The staircase being obliterated upon the hull's impact with the bottom is a decent theory, in my opinion, but I'd be more apt to believe it was a combination of your theory and the water rushing in through the dome. The water coming in through the dome at a rate like is shown in the film would rip apart the A-Deck - B-Deck landings at least, I would think. That would explain some stairs rising out of the ship and breaking up while the lower (C, D, E-Deck) stairs could have collapsed upon impact with the bottom.

I've always had a hard time believing that the entire grand staircase (Boat Deck - E Deck) simply lifted out of the ship without leaving a trace; but until someone goes down to E Deck and digs under all that mess, we'll probably never know for sure.

Incidently, do we even KNOW for sure that there was a dome implosion to begin with?

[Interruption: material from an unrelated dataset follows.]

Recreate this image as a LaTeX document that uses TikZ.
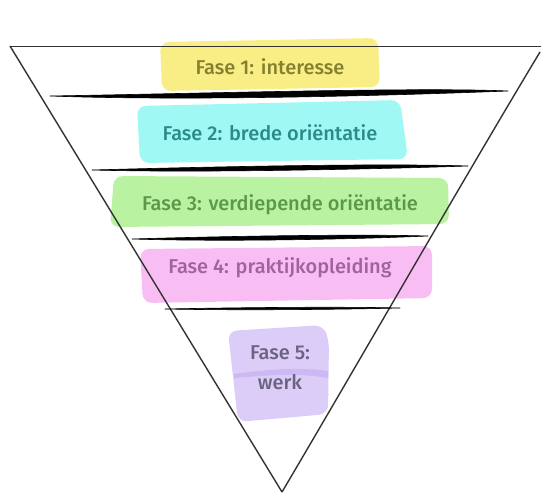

As far as I know it's only been shown in a Marschall painting and Cameron's movie. It would make sense that a wave from the first funnel falling would cause something like what was shown, but how do we know for sure the entire room in question wasn't already under before the funnel fell? Do we have any eyewitness accounts from anyone who was in the Grand Staircase at the time of supposed "implosion or dome collapse"? I don't know of any, but please let me know if I'm wrong.

Just asking because it had occured to me that anything could have caused that dome to break, and not necessarily in the grand, theatrical fashion we saw in the movie. The 2nd funnel could have hit it as it was falling, for all I know anyway.